I still don’t know, 15 years later, what I would have done if the pregnancy test had turned out to be positive. I think about it now and again. I don’t have an answer. I just remember that overwhelming feeling that I really had no choice in the matter at all.

And that’s one of the reasons why I am pro-choice now. I believe in women and pregnant people having autonomy over their own bodies. I believe in women and pregnant people having choice in whether or not they become parents. And being allowed to access that choice, at home.

If our laws change and abortion becomes available in Ireland there will still be crisis pregnancies. Women will still hide behind magazines crying their eyes out in anonymous cafes. They will still call their friends looking for help and guidance. They will still lie awake at night thinking and worrying and wondering what they’re going to do.
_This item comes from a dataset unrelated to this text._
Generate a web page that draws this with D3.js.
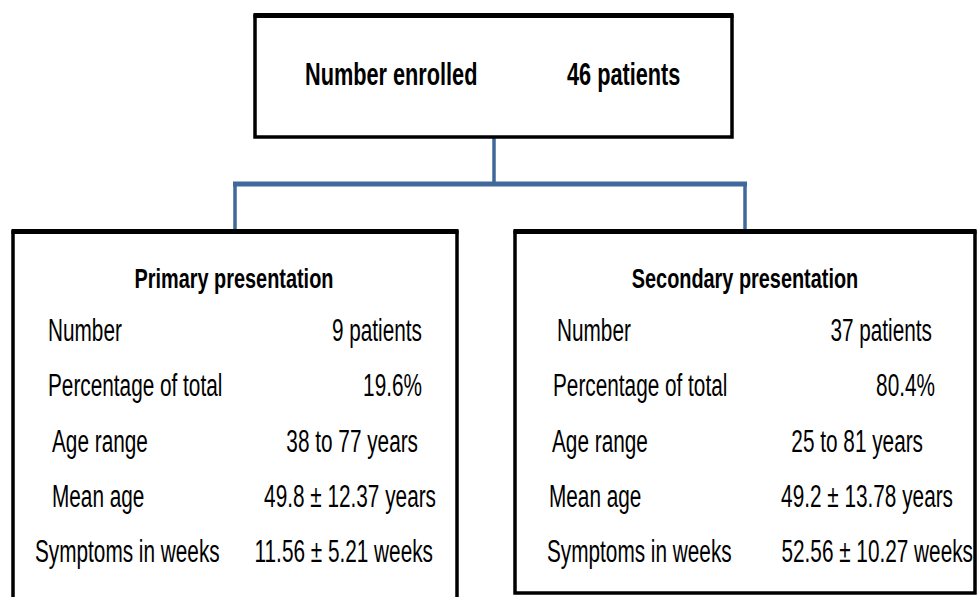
<!DOCTYPE html>
<html>
<head>
<meta charset="utf-8">
<script src="https://cdn.jsdelivr.net/npm/d3@7/dist/d3.min.js"></script>
<style>
  html, body { margin: 0; padding: 0; background: #fff; }
  svg { display: block; }
  text { font-family: "Liberation Sans Narrow", "Liberation Sans", Arial, sans-serif; fill: #000; }
</style>
</head>
<body>
<div id="chart"></div>
<script>
// Flow diagram data
const enrolledLabel = "Number enrolled";
const enrolledValue = "46 patients";

const groupTitles = ["Primary presentation", "Secondary presentation"];
const rowLabels = ["Number", "Percentage of total", "Age range", "Mean age", "Symptoms in weeks"];
const primaryValues = ["9 patients", "19.6%", "38 to 77 years", "49.8 \u00b1 12.37 years", "11.56 \u00b1 5.21 weeks"];
const secondaryValues = ["37 patients", "80.4%", "25 to 81 years", "49.2 \u00b1 13.78 years", "52.56 \u00b1 10.27 weeks"];

const width = 977, height = 597;
const lineBlue = "#41689a";

const svg = d3.select("#chart").append("svg")
    .attr("width", width)
    .attr("height", height);

// squeeze text horizontally so it looks like the narrow Calibri of the original
function squeeze(sel, k) {
    sel.each(function () {
        const len = this.getComputedTextLength();
        d3.select(this)
            .attr("textLength", len * k)
            .attr("lengthAdjust", "spacingAndGlyphs");
    });
}

// box with heavier top edge
function drawBox(x0, y0, x1, y1) {
    const g = svg.append("g");
    g.append("rect")
        .attr("x", x0).attr("y", y0)
        .attr("width", x1 - x0).attr("height", y1 - y0)
        .attr("fill", "#fff")
        .attr("stroke", "#000")
        .attr("stroke-width", 3.5);
    g.append("line")
        .attr("x1", x0 - 1.5).attr("x2", x1 + 1.5)
        .attr("y1", y0 - 0.5).attr("y2", y0 - 0.5)
        .attr("stroke", "#000")
        .attr("stroke-width", 5);
    return g;
}

// connectors
const conn = svg.append("g").attr("stroke", lineBlue).attr("fill", "none");
conn.append("line").attr("x1", 494).attr("x2", 494).attr("y1", 137).attr("y2", 184).attr("stroke-width", 3.5);
conn.append("line").attr("x1", 233).attr("x2", 747).attr("y1", 184).attr("y2", 184).attr("stroke-width", 5);
conn.append("line").attr("x1", 235).attr("x2", 235).attr("y1", 184).attr("y2", 232).attr("stroke-width", 3.5);
conn.append("line").attr("x1", 745).attr("x2", 745).attr("y1", 184).attr("y2", 232).attr("stroke-width", 3.5);

// top box
const topBox = drawBox(255, 16, 732, 137);
topBox.append("text")
    .attr("x", 305).attr("y", 85)
    .attr("font-size", 31).attr("font-weight", "bold")
    .text(enrolledLabel)
    .call(squeeze, 0.7);
topBox.append("text")
    .attr("x", 567).attr("y", 85)
    .attr("font-size", 31).attr("font-weight", "bold")
    .text(enrolledValue)
    .call(squeeze, 0.7);

// lower boxes
const rowY = d3.scaleLinear().domain([0, rowLabels.length - 1]).range([341, 562]);

// layout per panel; indents follow the hand-spaced original
const panels = [
    { x0: 13, x1: 457, y1: 610, titleX: 234,
      labelX: [48, 48, 52, 52, 35], valueX: [422, 422, 418, 436, 433], values: primaryValues },
    { x0: 515, x1: 975, y1: 593, titleX: 745,
      labelX: [557, 553, 552, 549, 547], valueX: [932, 935, 923, 953, 973], values: secondaryValues }
];

panels.forEach((p, i) => {
    const g = drawBox(p.x0, 232, p.x1, p.y1);

    g.append("text")
        .attr("x", p.titleX).attr("y", 288)
        .attr("text-anchor", "middle")
        .attr("font-size", 28).attr("font-weight", "bold")
        .text(groupTitles[i])
        .call(squeeze, 0.71);

    g.selectAll(".row-label")
        .data(rowLabels)
        .enter().append("text")
        .attr("class", "row-label")
        .attr("x", (d, j) => p.labelX[j])
        .attr("y", (d, j) => rowY(j))
        .attr("font-size", 31)
        .text(d => d)
        .call(squeeze, 0.67);

    g.selectAll(".row-value")
        .data(p.values)
        .enter().append("text")
        .attr("class", "row-value")
        .attr("x", (d, j) => p.valueX[j])
        .attr("y", (d, j) => rowY(j))
        .attr("text-anchor", "end")
        .attr("font-size", 31)
        .text(d => d)
        .call(squeeze, 0.67);
});
</script>
</body>
</html>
But, crucially, they will have two very clear and legal choices. Some will choose to continue the pregnancy and some will choose to end the pregnancy. Whatever they choose to do, they will be able to do so in their own country, safely and legally. This is the bottom line.

This Saturday, September 30, 2017,  the Abortion Rights Campaign will hold its annual March for Choice in Dublin City Centre calling for a full repeal of the clause in our Constitution that prohibits abortion here (the Eighth Amendment) and for legislation to be passed allowing free, safe and legal abortion access for Irish citizens, in Ireland. They need boots on the ground to really highlight this issue to the general public and to Government. This is why I’m telling my story of why I’m marching and why I’m pro-choice. Please come and join us on Saturday. Please come up for the March. We need you.

Karen, Kildare

NOTE: This week the Irish Government announced that a referendum in relation to repealing the Eighth will be held in the middle of next year. We still don’t know the exact date, the wording of that Referendum or how exactly it will work or what legislation is being proposed but for now it is to be cautiously welcomed. The March for Choice is even more vital now as we work towards the Referendum.